_Instructions for the task_:
Please write the listing below out again exactly, leaving every picture behind.

_Data shown_:

================================

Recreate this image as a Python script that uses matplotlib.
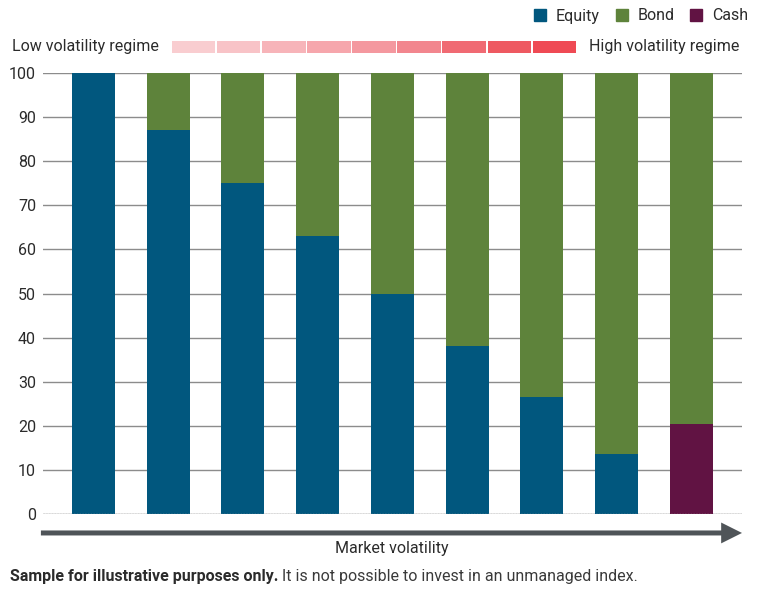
"""Stacked allocation bars by volatility regime (recreation)."""

import matplotlib.pyplot as plt
from matplotlib.patches import Patch

plt.rcParams["font.family"] = ["Liberation Sans Narrow", "Roboto", "DejaVu Sans"]

# data
equity = [100, 87, 75, 63, 50, 38, 26.5, 13.5, 0]
cash = [0, 0, 0, 0, 0, 0, 0, 0, 20.5]
bond = [100 - e - c for e, c in zip(equity, cash)]
y_ticks = [0, 10, 20, 30, 40, 50, 60, 70, 80, 90, 100]
regime_colors = ["#f9cdd0", "#f8c3c7", "#f7b4b9", "#f6a6ac", "#f4989f",
                 "#f2868e", "#f06a73", "#ee5961", "#ef4a54"]

EQ_C, BOND_C, CASH_C = "#01577e", "#5e833b", "#611343"
TXT = "#2b2b2b"
FS = 11.5

fig = plt.figure(figsize=(7.64, 6.06), dpi=100)
ax = fig.add_axes([43 / 764, 1 - 514 / 606, 699 / 764, 441 / 606])

x = list(range(len(equity)))
w = 0.576
ax.bar(x, equity, width=w, color=EQ_C, zorder=3)
ax.bar(x, bond, width=w, bottom=[e + c for e, c in zip(equity, cash)],
       color=BOND_C, zorder=3)
ax.bar(x, cash, width=w, bottom=equity, color=CASH_C, zorder=3)

ax.set_xlim(-0.677, 8.68)
ax.set_ylim(0, 100)
ax.set_yticks(y_ticks)
ax.set_xticks([])
ax.tick_params(axis="y", length=0, pad=5, labelsize=FS, labelcolor=TXT)
ax.grid(axis="y", color="#8c8c8c", linewidth=1, zorder=0)
for s in ax.spines.values():
    s.set_visible(False)
ax.axhline(0, color="#a0a0a0", linewidth=1, linestyle=(0, (1, 1)), zorder=4)

# market volatility arrow
ax.annotate("", xy=(1.0, -0.043), xytext=(-0.003, -0.043),
            xycoords="axes fraction",
            arrowprops=dict(arrowstyle="simple,head_length=1.5,head_width=1.5,"
                                       "tail_width=0.36",
                            mutation_scale=10, color="#4f5458", lw=0,
                            shrinkA=0, shrinkB=0),
            annotation_clip=False)
fig.text(392 / 764, 1 - 548 / 606, "Market volatility", ha="center",
         va="center", fontsize=FS, color=TXT)

# regime strip
sax = fig.add_axes([171 / 764, 1 - 53 / 606, 406 / 764, 12 / 606])
sax.bar(range(len(regime_colors)), [1] * len(regime_colors), width=0.965,
        color=regime_colors)
sax.set_xlim(-0.5, len(regime_colors) - 0.5)
sax.set_ylim(0, 1)
sax.axis("off")
fig.text(12 / 764, 1 - 46 / 606, "Low volatility regime", ha="left",
         va="center", fontsize=FS, color=TXT)
fig.text(589 / 764, 1 - 46 / 606, "High volatility regime", ha="left",
         va="center", fontsize=FS, color=TXT)

# legend
handles = [Patch(color=EQ_C, label="Equity"), Patch(color=BOND_C, label="Bond"),
           Patch(color=CASH_C, label="Cash")]
fig.legend(handles=handles, loc="center right",
           bbox_to_anchor=(748 / 764, 1 - 16 / 606), ncol=3, frameon=False,
           handlelength=0.75, handleheight=0.75, handletextpad=0.6,
           columnspacing=1.0, borderpad=0, borderaxespad=0, fontsize=FS,
           labelcolor=TXT)

# footnote
t1 = fig.text(10 / 764, 1 - 577 / 606, "Sample for illustrative purposes only.",
              ha="left", va="center", fontsize=FS, fontweight="bold", color=TXT)
fig.canvas.draw()
ax.annotate(" It is not possible to invest in an unmanaged index.",
            xy=(1, 0), xycoords=t1, ha="left", va="bottom", fontsize=FS,
            color="#3a3a3a", annotation_clip=False)

fig.savefig("out.png", dpi=100)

================================

_Worked solution_:
Recreate this image as a Python script that uses matplotlib.
"""Stacked allocation bars by volatility regime (recreation)."""

import matplotlib.pyplot as plt
from matplotlib.patches import Patch

plt.rcParams["font.family"] = ["Liberation Sans Narrow", "Roboto", "DejaVu Sans"]

# data
equity = [100, 87, 75, 63, 50, 38, 26.5, 13.5, 0]
cash = [0, 0, 0, 0, 0, 0, 0, 0, 20.5]
bond = [100 - e - c for e, c in zip(equity, cash)]
y_ticks = [0, 10, 20, 30, 40, 50, 60, 70, 80, 90, 100]
regime_colors = ["#f9cdd0", "#f8c3c7", "#f7b4b9", "#f6a6ac", "#f4989f",
                 "#f2868e", "#f06a73", "#ee5961", "#ef4a54"]

EQ_C, BOND_C, CASH_C = "#01577e", "#5e833b", "#611343"
TXT = "#2b2b2b"
FS = 11.5

fig = plt.figure(figsize=(7.64, 6.06), dpi=100)
ax = fig.add_axes([43 / 764, 1 - 514 / 606, 699 / 764, 441 / 606])

x = list(range(len(equity)))
w = 0.576
ax.bar(x, equity, width=w, color=EQ_C, zorder=3)
ax.bar(x, bond, width=w, bottom=[e + c for e, c in zip(equity, cash)],
       color=BOND_C, zorder=3)
ax.bar(x, cash, width=w, bottom=equity, color=CASH_C, zorder=3)

ax.set_xlim(-0.677, 8.68)
ax.set_ylim(0, 100)
ax.set_yticks(y_ticks)
ax.set_xticks([])
ax.tick_params(axis="y", length=0, pad=5, labelsize=FS, labelcolor=TXT)
ax.grid(axis="y", color="#8c8c8c", linewidth=1, zorder=0)
for s in ax.spines.values():
    s.set_visible(False)
ax.axhline(0, color="#a0a0a0", linewidth=1, linestyle=(0, (1, 1)), zorder=4)

# market volatility arrow
ax.annotate("", xy=(1.0, -0.043), xytext=(-0.003, -0.043),
            xycoords="axes fraction",
            arrowprops=dict(arrowstyle="simple,head_length=1.5,head_width=1.5,"
                                       "tail_width=0.36",
                            mutation_scale=10, color="#4f5458", lw=0,
                            shrinkA=0, shrinkB=0),
            annotation_clip=False)
fig.text(392 / 764, 1 - 548 / 606, "Market volatility", ha="center",
         va="center", fontsize=FS, color=TXT)

# regime strip
sax = fig.add_axes([171 / 764, 1 - 53 / 606, 406 / 764, 12 / 606])
sax.bar(range(len(regime_colors)), [1] * len(regime_colors), width=0.965,
        color=regime_colors)
sax.set_xlim(-0.5, len(regime_colors) - 0.5)
sax.set_ylim(0, 1)
sax.axis("off")
fig.text(12 / 764, 1 - 46 / 606, "Low volatility regime", ha="left",
         va="center", fontsize=FS, color=TXT)
fig.text(589 / 764, 1 - 46 / 606, "High volatility regime", ha="left",
         va="center", fontsize=FS, color=TXT)

# legend
handles = [Patch(color=EQ_C, label="Equity"), Patch(color=BOND_C, label="Bond"),
           Patch(color=CASH_C, label="Cash")]
fig.legend(handles=handles, loc="center right",
           bbox_to_anchor=(748 / 764, 1 - 16 / 606), ncol=3, frameon=False,
           handlelength=0.75, handleheight=0.75, handletextpad=0.6,
           columnspacing=1.0, borderpad=0, borderaxespad=0, fontsize=FS,
           labelcolor=TXT)

# footnote
t1 = fig.text(10 / 764, 1 - 577 / 606, "Sample for illustrative purposes only.",
              ha="left", va="center", fontsize=FS, fontweight="bold", color=TXT)
fig.canvas.draw()
ax.annotate(" It is not possible to invest in an unmanaged index.",
            xy=(1, 0), xycoords=t1, ha="left", va="bottom", fontsize=FS,
            color="#3a3a3a", annotation_clip=False)

fig.savefig("out.png", dpi=100)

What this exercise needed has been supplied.